LITERATE APE

View Original

A Wild Theory About Road Rage

By Chris Churchill

I wrote a song once called Satanic Bible. The opening lyrics are, "I got cut off by a cab. And the woman in the back seat, asked me if I was crazy. So I held up my Satanic Bible, and I said, 'Yes.'"

While not exactly Maya Angelou, those lyrics were, in a very literal way, about road rage. I live in a big city. I drive for part of my income and have for nearly 20 years. I understand that we get upset out there in traffic. Someone does something that seemingly dismisses us as equals in society and we rage. I just read a statistic from the National Highway Traffic Safety Administration that said that about 31 percent of traffic accidents can be caused by driving behaviors associated with road rage. But we all knew road rage is a problem, right? We have watched ourselves turn from world’s nicest driver to a lunatic who has just endangered the very life of another human being because we got our feelings hurt. It’s because we’re in cars. The communication is less clear and the repercussions are much greater than in face-to-face misunderstandings. 

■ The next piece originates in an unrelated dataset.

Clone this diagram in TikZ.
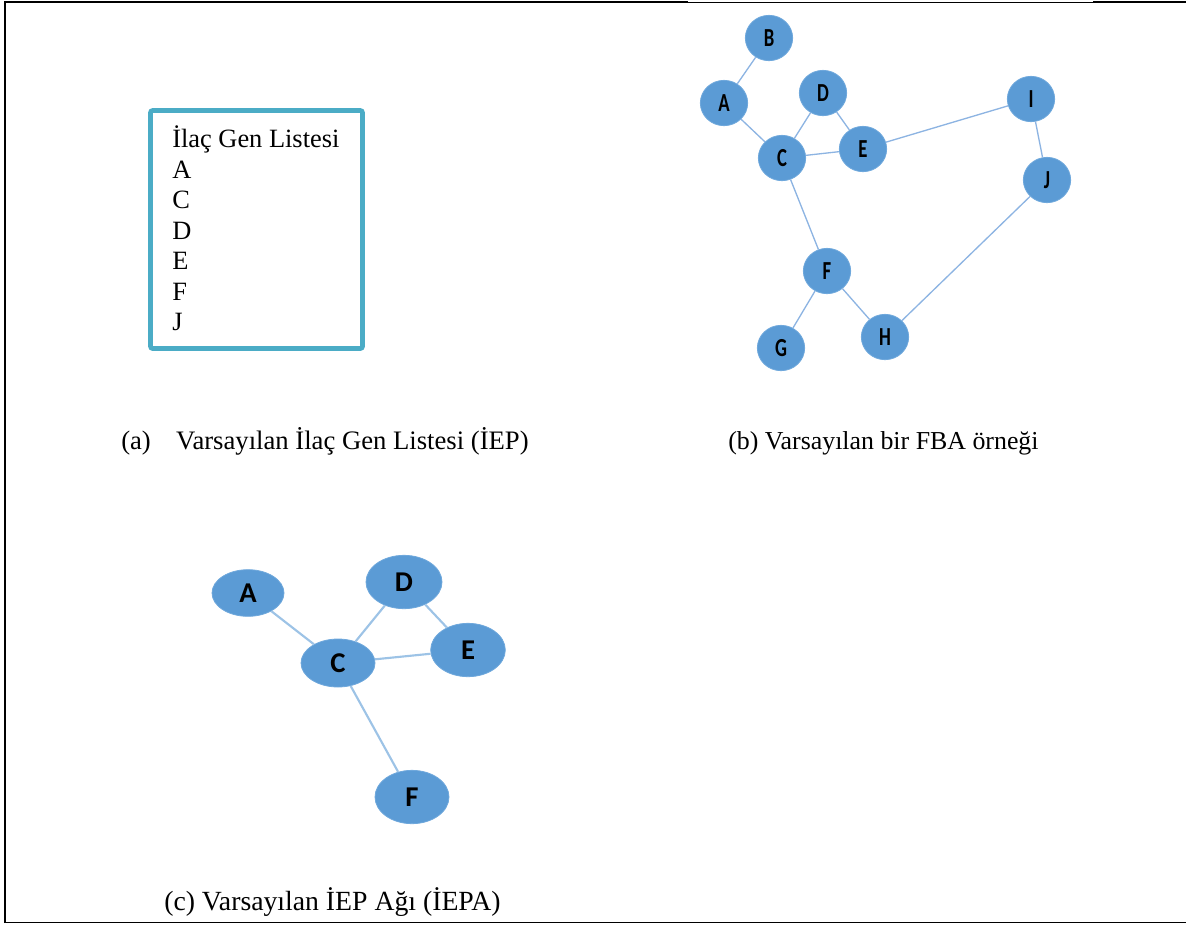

I still remember a driver’s course I took when I was a new driver where the instructor told us that when sitting down into the driver’s seat of our car, we should say to ourselves, "I am now entering a lethal weapon." I think of that a lot. I see people edging into a crosswalk, as if thinking, "They’ll move or I’ll move them." Like that isn’t irresponsible behavior. Like that isn’t bullying. Like we wouldn’t cry if someone crept into our pedestrian zone. We’ve all seen, or been the victim or culprit of the quick-cut passing move on the highway where, once we pass a slowpoke, we zip back into the lane just a little to quickly and too closely… to make a point. We do these things. And we, hopefully, know we shouldn’t.

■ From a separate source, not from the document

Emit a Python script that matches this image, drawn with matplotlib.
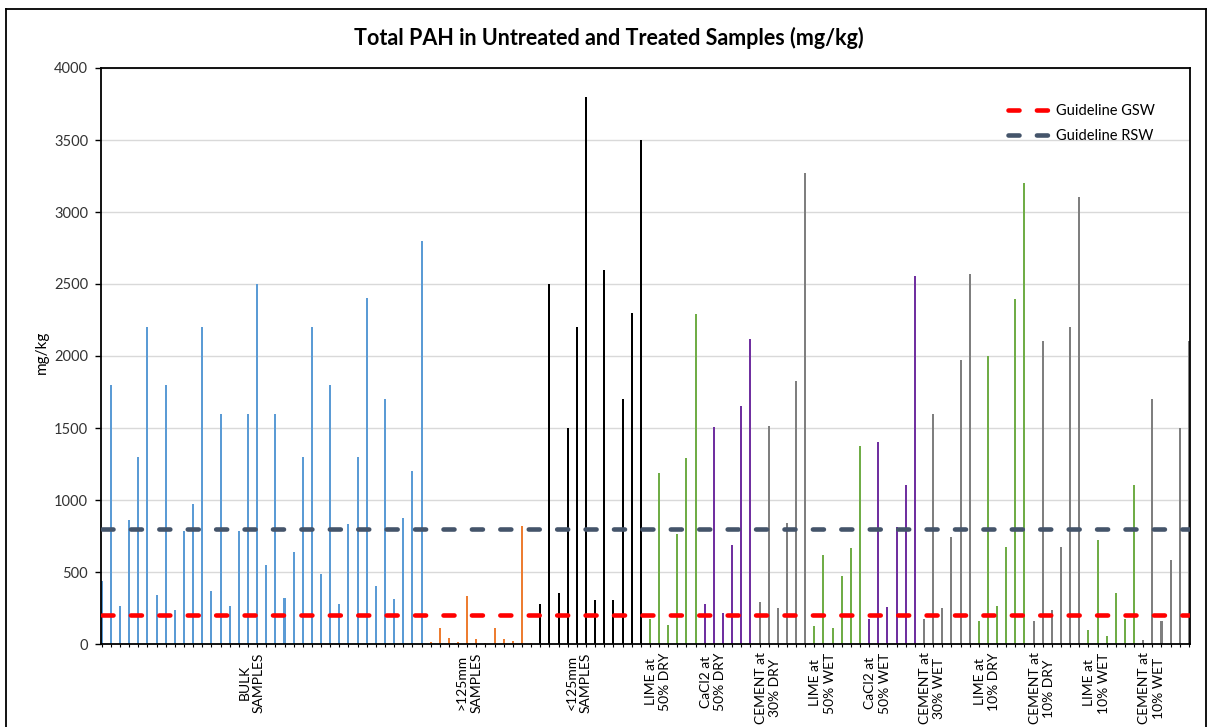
import matplotlib
matplotlib.use("Agg")
import matplotlib.pyplot as plt
import numpy as np
from matplotlib.lines import Line2D

plt.rcParams['font.family'] = ['Lato', 'DejaVu Sans']

# ---------------- data ----------------
bulk = [435, 1800, 263, 863, 1300, 2200, 342, 1800, 239, 783, 971, 2200,
        369, 1600, 263, 783, 1600, 2500, 549, 1600, 318, 640, 1300, 2200,
        483, 1800, 279, 833, 1300, 2400, 403, 1700, 311, 876, 1200, 2800]
gt125 = [13, 111, 40, 16, 332, 32, 8, 111, 32, 19, 820, 8]
lt125 = [276, 2500, 356, 1500, 2200, 3800, 303, 2600, 303, 1700, 2300, 3500]
lime_50_dry = [175, 1186, 133, 762, 1293, 2291]
cacl2_50_dry = [281, 1505, 212, 687, 1654, 2121]
cement_30_dry = [295, 1513, 252, 841, 1829, 3273]
lime_50_wet = [127, 618, 114, 472, 669, 1378]
cacl2_50_wet = [175, 1401, 260, 812, 1102, 2559]
cement_30_wet = [175, 1598, 252, 743, 1970, 2569]
lime_10_dry = [162, 1999, 263, 672, 2399, 3198]
cement_10_dry = [162, 2102, 236, 672, 2203, 3103]
lime_10_wet = [98, 725, 56, 356, 173, 1102]
cement_10_wet = [29, 1701, 162, 581, 1500, 2102]

group_labels = ["BULK\nSAMPLES", ">125mm\nSAMPLES", "<125mm\nSAMPLES",
                "LIME at\n50% DRY", "CaCl2 at\n50% DRY", "CEMENT at\n30% DRY",
                "LIME at\n50% WET", "CaCl2 at\n50% WET", "CEMENT at\n30% WET",
                "LIME at\n10% DRY", "CEMENT at\n10% DRY", "LIME at\n10% WET",
                "CEMENT at\n10% WET"]

guideline_gsw = 200
guideline_rsw = 800

# ---------------- styling ----------------
BLUE = "#5B9BD5"
ORANGE = "#ED7D31"
BLACK = "#000000"
GREEN = "#70AD47"
PURPLE = "#7030A0"
GRAY = "#7F7F7F"

groups = [
    (bulk, BLUE), (gt125, ORANGE), (lt125, BLACK),
    (lime_50_dry, GREEN), (cacl2_50_dry, PURPLE), (cement_30_dry, GRAY),
    (lime_50_wet, GREEN), (cacl2_50_wet, PURPLE), (cement_30_wet, GRAY),
    (lime_10_dry, GREEN), (cement_10_dry, GRAY), (lime_10_wet, GREEN),
    (cement_10_wet, GRAY),
]
# label placement offsets (layout, relative to group start)
label_offsets = [16.4, 4.2, 4.2] + [0.9] * 10

W, H = 1212, 727
fig = plt.figure(figsize=(W / 100, H / 100), dpi=100)
ax = fig.add_axes([100.7 / W, 1 - 644 / H, (1190 - 100.7) / W, (644 - 68) / H])

start = 0
label_pos = []
for (vals, col), off in zip(groups, label_offsets):
    x = np.arange(start, start + len(vals))
    ax.bar(x, vals, width=0.22, color=col, zorder=2)
    label_pos.append(start + off)
    start += len(vals)
n = start
xs = np.arange(n)

lw = 3.3
ax.plot(xs, np.full(n, guideline_gsw), color="#FF0000", lw=lw,
        dashes=(2.4, 3.8), dash_capstyle='round', zorder=3, label="Guideline GSW")
ax.plot(xs, np.full(n, guideline_rsw), color="#44546A", lw=lw,
        dashes=(2.4, 3.8), dash_capstyle='round', zorder=3, label="Guideline RSW")

ax.set_xlim(-0.12, n - 1 + 0.12)
ax.set_ylim(0, 4000)
ax.set_yticks(np.arange(0, 4001, 500))
ax.yaxis.grid(True, color="#D9D9D9", lw=1.0, zorder=0)
ax.set_axisbelow(True)
ax.tick_params(axis='y', length=4, width=1, pad=5, labelsize=10.5, labelcolor="#333333")

ax.set_xticks(label_pos)
ax.set_xticklabels(group_labels, rotation=90, fontsize=10, va='top', ha='center',
                   multialignment='center', linespacing=1.25)
ax.tick_params(axis='x', which='major', length=0, pad=6)
ax.set_xticks(xs, minor=True)
ax.tick_params(axis='x', which='minor', length=2.5, width=0.8, color="#000000")

for s in ax.spines.values():
    s.set_color("black")
    s.set_linewidth(1.3)

leg = ax.legend(loc='upper left', bbox_to_anchor=(1008 / W, 1 - 104 / H),
                bbox_transform=fig.transFigure, frameon=False, fontsize=10.5,
                handlelength=2.9, handletextpad=0.4, labelspacing=0.75,
                borderpad=0, borderaxespad=0)

fig.text(609 / W, 1 - 38 / H, "Total PAH in Untreated and Treated Samples (mg/kg)",
         ha='center', va='center', fontsize=15.5, fontweight='bold')
fig.text(42 / W, 1 - 352 / H, "mg/kg", rotation=90, ha='center', va='center',
         fontsize=11)

# outer chart border
for xy in [([6 / W, 6 / W], [0, 1 - 9 / H]),
           ([6 / W, 1206 / W], [1 - 9 / H, 1 - 9 / H]),
           ([1206 / W, 1206 / W], [0, 1 - 9 / H])]:
    fig.add_artist(Line2D(xy[0], xy[1], color='black', lw=1.3,
                          transform=fig.transFigure))

fig.savefig("out.png", dpi=100)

But why do we get so angry out there? Why does our blood boil when someone sitting in their own car, not thinking of you our your family or bills or job stress, accidentally stares at their radio dial for two seconds longer than it took for the light to turn green? Why does it infuriate us when someone doesn’t feel safe going only 15 miles over the speed limit when you’re dead set on driving 20 miles over the speed limit? In general, these are all inconveniences without an intended target. But we see ourselves as targets of other drivers’ occasional rage.

I think the whole problem is cars don’t have faces. Horns sound the same when you’re happy as when you’re mad. There's no communication happening from car to car, so we imagine communication. One thing humans are good at, in fact, compulsively driven to, is the seeking out of faces, or, rather, meaningful shapes. The phenomena is called pareidolia. We see another car out there, and we can easily see a face. The headlights are eyes. The front of the hood is the nose. The grill is the mouth. They’ve done a whole series of Pixar cartoons about this idea. But unlike the Pixar cartoons, these faces are all blank and expressionless, for the most part (excluding the flashing of headlights). So we see a bunch of blank faces out there.

They’re next to us, they’re coming at us, they surround us. Just expressionless faces. There are only two types of communication they can offer. Their maneuvering in traffic and their expressionless faces. The expressionless face becomes the problem. If any of you are film students or aficionados, you may be aware of The Kuleshov Effect. It was shown in old silent films that if you showed the same expressionless face before four completely different images, the audience decided that the face wasn’t expressionless at all, in fact, the actor must be brilliant in his subtlety. So hungry for soup, so sad about the dead child, so horny for that woman, etc.

So, to transfer that idea into driving, someone has done something irresponsible to us in traffic, so we look at that expressionless car front and we see… someone who intended to do that! Then, depending on our own traumas and hang-ups, we may project even more onto it. Say, we're used to feeling disempowered, we’re going to feel even more so in a traffic situation with a deadpan grill.

You ever wonder if, in those brief moments of out of control rage, the person you see losing their minds must be reliving all the moments in their lives where they felt the most vulnerable and discounted all at once? Well, if you hadn't considered that, maybe you will now. I'd like to think that if we could remember, "That’s not an uncaring face, that is just the face-like grill of an inanimate object being controlled by an organic creature that sometimes makes physical, mental or emotional mistakes." I wonder if that would help. They aren’t trying to hurt you. You and they would probably like each other very much if you weren’t currently driving around lethal weapons that were essentially sporting Guy Fawkes masks. They don’t hate you. Calm down.